Here in West Coast it is 16 hours behind Hong Kong, so this is still 31st December. And I almost forgot about the retrospective I do by end of each year. But now since I am in my uncle’s home using a really old computer which sqeaks at every command and basically with no Chinese wordprocessing programme, I think I will just write a very short note as opposed to the very long chronicles of the previous years.
It is easy to evaluate and divide 2009. Basically the first 8 months was hell and the last 4 months was heaven. I thought I went through a lot in the previous years but that was not true. Which has been a very good lesson for me: it made one think a lot about what one wants for a career and how much one is prepared to sacrifice for it. About the real worth of things. About your own worth. And then, whether that is a fair deal. After all a job is a job, a transaction. You are obliged to deliver to your best capacity, on the basis that the employer fulfill the terms in the contract.

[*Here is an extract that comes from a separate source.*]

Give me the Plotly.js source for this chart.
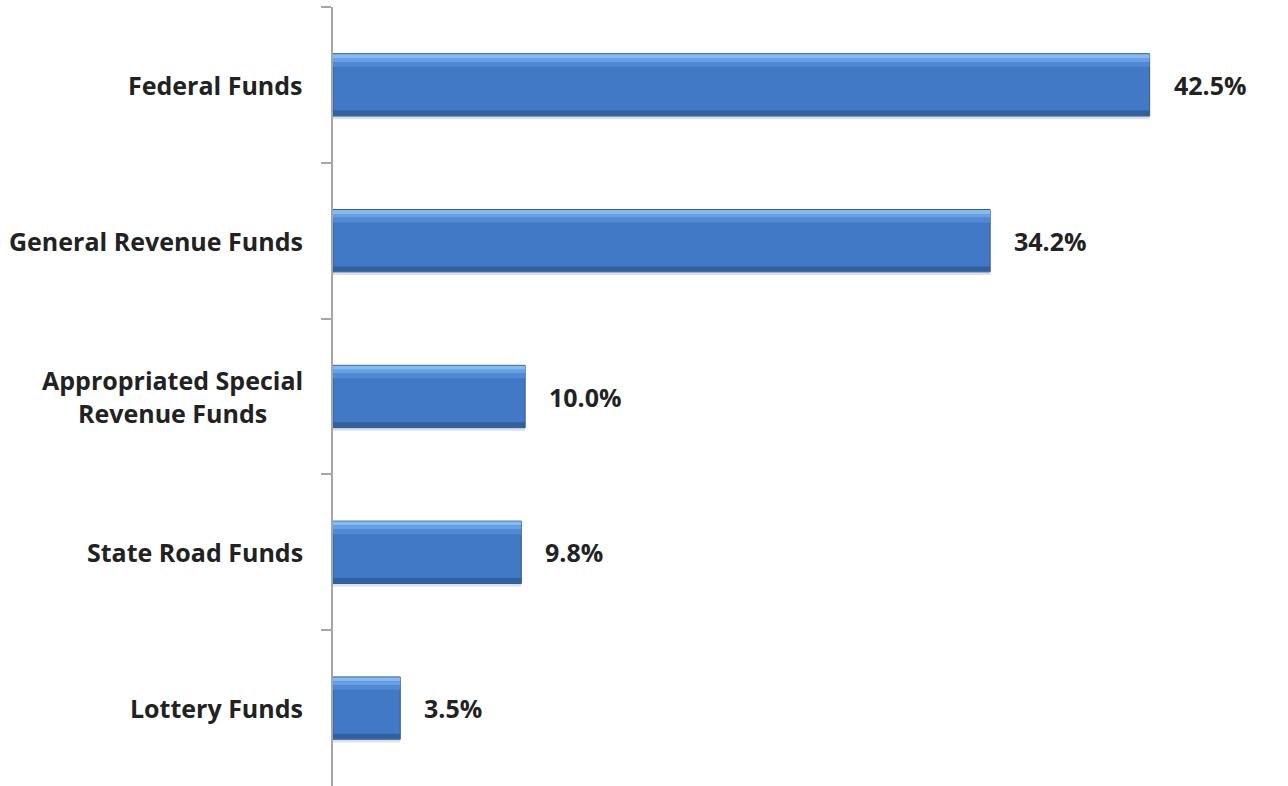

When you are a freshman, you consider yourself an apprentice, and you are willing to tolerate every harsh circumstance to have that career, since you think no pain no gain, and that career is more than a paid job. And soon you find that what has been coined training or correct working attitude or the no pain no gain thing is nothing but an excuse for exploitation on the employer’s part. Slavery did not die with Feudalism, it only took on another form in Capitalist society. Now I look back on those 8 months, I do think ‘slave’ is the best word to describe my job. The major thing about slavery is not the harsh terms, but the absence of respect.
Now everything is just the opposite in my new job. I have a great boss who is young and intelligent, great colleagues for friends and mentors, this is a place with great visions and prospects. It almost feels like God is rewarding me for the misery I endured. And I can feel the real me is coming back, who had all the time been suppressed in that hellish place. I am thinking of my future developments in this organization, I have several writing projects in mind, I am going back to films and performances and seeing friends again. 2010 will surely be the continuation of this great moment, when I will be ever more wiser, prettier and happier. And I know it is only when I am my best self, that I am going to be truly loved and admired.